*** Records for the exercise

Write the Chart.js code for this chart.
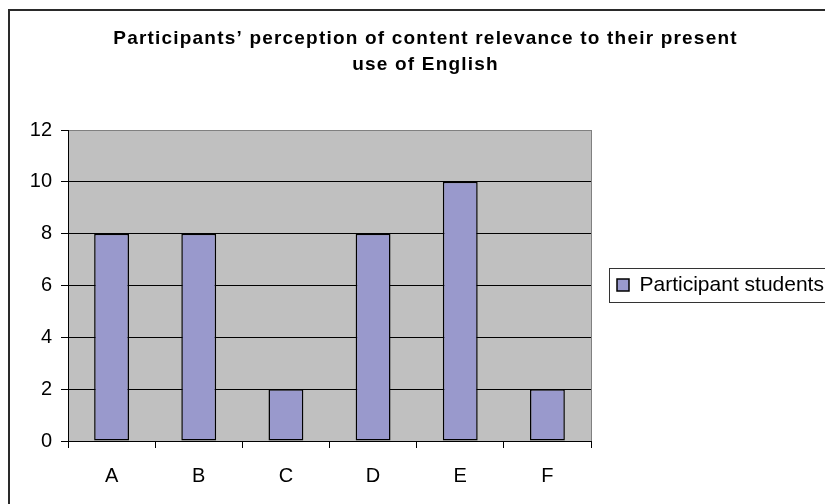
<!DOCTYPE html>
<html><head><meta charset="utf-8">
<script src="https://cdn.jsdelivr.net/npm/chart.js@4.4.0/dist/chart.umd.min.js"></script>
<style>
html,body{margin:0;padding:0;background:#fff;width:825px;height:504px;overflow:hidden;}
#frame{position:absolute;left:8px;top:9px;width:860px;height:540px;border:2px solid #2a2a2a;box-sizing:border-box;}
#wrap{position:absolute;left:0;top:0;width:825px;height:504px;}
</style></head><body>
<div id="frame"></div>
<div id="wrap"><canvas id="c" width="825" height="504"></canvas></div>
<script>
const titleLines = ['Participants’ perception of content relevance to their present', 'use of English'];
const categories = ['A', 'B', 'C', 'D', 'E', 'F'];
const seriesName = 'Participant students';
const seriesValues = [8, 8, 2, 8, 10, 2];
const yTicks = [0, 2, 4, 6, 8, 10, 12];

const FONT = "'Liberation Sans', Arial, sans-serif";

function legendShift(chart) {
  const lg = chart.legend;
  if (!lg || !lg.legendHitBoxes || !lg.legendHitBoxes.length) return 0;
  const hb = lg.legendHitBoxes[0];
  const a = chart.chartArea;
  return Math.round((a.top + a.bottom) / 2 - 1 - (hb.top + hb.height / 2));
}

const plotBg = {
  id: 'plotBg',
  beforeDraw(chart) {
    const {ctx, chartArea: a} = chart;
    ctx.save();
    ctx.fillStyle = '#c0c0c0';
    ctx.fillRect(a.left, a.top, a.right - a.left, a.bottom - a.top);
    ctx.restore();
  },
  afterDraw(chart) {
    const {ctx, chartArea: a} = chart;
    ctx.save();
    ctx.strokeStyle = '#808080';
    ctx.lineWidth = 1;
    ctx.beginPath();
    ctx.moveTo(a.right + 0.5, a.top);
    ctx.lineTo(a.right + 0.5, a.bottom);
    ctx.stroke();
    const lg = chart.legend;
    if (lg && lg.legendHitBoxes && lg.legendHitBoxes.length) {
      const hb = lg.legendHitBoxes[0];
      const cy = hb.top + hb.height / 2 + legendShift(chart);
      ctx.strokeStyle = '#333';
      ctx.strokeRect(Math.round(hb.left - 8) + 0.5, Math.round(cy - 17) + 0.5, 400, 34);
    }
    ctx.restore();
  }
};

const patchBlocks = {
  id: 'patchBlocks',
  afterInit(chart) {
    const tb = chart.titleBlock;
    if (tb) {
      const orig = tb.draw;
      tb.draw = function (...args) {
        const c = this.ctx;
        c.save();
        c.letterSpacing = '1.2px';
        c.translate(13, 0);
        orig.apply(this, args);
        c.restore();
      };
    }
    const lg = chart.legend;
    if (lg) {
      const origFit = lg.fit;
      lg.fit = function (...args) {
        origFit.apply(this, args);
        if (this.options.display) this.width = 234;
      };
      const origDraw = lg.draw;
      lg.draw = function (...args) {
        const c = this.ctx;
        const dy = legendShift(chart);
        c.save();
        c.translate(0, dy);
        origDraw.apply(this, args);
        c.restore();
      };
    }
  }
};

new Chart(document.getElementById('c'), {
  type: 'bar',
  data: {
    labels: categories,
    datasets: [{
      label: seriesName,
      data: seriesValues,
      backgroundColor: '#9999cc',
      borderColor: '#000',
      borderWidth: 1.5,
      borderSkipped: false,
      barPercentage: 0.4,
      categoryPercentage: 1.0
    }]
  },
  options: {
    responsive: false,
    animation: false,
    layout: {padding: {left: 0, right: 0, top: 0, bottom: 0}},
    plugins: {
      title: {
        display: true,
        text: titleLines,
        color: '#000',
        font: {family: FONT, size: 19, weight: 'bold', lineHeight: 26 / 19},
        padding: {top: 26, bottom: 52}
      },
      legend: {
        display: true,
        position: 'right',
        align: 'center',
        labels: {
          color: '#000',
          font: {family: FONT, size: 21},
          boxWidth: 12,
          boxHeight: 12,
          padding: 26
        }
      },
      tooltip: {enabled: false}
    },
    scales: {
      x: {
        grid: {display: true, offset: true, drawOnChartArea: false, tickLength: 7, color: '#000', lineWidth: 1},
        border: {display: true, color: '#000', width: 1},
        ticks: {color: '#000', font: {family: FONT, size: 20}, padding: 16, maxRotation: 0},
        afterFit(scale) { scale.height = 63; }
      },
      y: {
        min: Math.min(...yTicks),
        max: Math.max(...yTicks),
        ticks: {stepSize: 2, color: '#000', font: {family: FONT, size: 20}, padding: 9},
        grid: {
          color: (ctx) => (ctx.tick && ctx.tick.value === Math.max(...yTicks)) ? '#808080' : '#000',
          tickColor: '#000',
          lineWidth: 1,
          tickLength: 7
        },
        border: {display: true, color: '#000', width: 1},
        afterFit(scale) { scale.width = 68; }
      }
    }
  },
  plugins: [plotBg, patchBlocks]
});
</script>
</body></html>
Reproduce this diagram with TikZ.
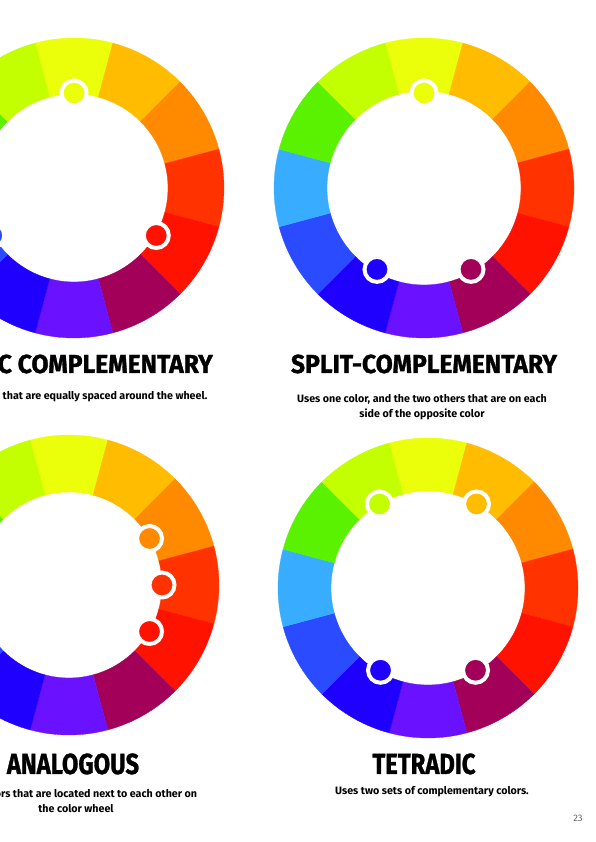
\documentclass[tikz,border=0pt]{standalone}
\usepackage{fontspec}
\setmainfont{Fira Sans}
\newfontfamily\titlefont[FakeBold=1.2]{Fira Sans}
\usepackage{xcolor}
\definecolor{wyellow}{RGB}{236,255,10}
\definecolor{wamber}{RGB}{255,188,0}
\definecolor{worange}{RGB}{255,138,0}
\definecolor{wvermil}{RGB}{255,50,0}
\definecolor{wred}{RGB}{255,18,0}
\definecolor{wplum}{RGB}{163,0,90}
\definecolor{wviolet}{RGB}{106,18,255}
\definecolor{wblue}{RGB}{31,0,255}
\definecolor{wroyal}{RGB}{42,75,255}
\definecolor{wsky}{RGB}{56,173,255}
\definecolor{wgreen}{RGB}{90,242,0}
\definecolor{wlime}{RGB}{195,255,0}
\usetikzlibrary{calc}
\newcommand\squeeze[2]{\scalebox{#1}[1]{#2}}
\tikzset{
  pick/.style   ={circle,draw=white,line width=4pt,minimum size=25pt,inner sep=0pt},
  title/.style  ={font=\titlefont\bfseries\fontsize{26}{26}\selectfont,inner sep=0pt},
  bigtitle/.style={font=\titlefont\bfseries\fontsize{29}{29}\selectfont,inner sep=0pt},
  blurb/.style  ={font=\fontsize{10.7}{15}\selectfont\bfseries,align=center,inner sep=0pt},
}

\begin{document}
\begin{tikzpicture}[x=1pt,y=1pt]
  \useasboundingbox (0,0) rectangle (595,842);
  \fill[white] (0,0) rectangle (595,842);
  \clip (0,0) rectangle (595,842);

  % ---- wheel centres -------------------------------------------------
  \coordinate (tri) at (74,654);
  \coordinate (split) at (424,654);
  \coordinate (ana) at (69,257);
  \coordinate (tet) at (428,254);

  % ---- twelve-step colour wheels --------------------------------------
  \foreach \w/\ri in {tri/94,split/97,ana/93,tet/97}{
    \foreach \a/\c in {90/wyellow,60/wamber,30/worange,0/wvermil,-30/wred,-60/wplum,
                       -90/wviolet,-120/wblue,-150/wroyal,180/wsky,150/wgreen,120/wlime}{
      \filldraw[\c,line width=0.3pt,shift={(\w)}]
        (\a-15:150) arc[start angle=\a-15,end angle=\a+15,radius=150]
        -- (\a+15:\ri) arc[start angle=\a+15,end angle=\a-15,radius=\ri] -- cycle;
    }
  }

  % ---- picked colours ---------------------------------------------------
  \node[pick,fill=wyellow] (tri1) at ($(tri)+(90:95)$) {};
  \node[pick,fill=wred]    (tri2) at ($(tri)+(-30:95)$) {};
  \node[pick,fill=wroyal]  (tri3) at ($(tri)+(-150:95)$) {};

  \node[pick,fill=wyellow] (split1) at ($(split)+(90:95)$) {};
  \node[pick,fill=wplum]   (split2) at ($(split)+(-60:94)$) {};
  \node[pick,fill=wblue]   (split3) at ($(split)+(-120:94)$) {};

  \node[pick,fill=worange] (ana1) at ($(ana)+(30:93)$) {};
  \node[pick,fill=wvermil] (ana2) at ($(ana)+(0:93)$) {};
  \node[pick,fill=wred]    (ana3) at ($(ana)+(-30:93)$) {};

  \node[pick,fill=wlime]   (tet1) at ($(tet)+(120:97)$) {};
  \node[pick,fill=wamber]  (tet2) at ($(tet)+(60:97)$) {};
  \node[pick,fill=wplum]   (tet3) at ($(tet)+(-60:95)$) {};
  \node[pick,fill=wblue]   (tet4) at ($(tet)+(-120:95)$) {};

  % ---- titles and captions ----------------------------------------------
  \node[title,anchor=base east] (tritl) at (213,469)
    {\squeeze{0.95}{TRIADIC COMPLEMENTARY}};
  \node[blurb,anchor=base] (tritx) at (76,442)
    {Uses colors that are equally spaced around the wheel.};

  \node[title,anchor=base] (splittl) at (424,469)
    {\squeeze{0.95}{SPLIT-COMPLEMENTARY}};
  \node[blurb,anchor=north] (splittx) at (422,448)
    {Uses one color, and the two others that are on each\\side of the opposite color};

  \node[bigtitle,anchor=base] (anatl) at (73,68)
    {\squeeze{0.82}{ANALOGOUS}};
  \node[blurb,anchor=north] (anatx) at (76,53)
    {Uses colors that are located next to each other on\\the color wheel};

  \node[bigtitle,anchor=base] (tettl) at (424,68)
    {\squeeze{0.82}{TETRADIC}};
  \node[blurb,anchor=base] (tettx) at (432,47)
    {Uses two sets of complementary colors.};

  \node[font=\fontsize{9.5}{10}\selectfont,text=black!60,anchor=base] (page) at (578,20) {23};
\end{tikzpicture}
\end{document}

******

Determine the number of lines in the listing that contain the string "this". Write that number and nothing else.

8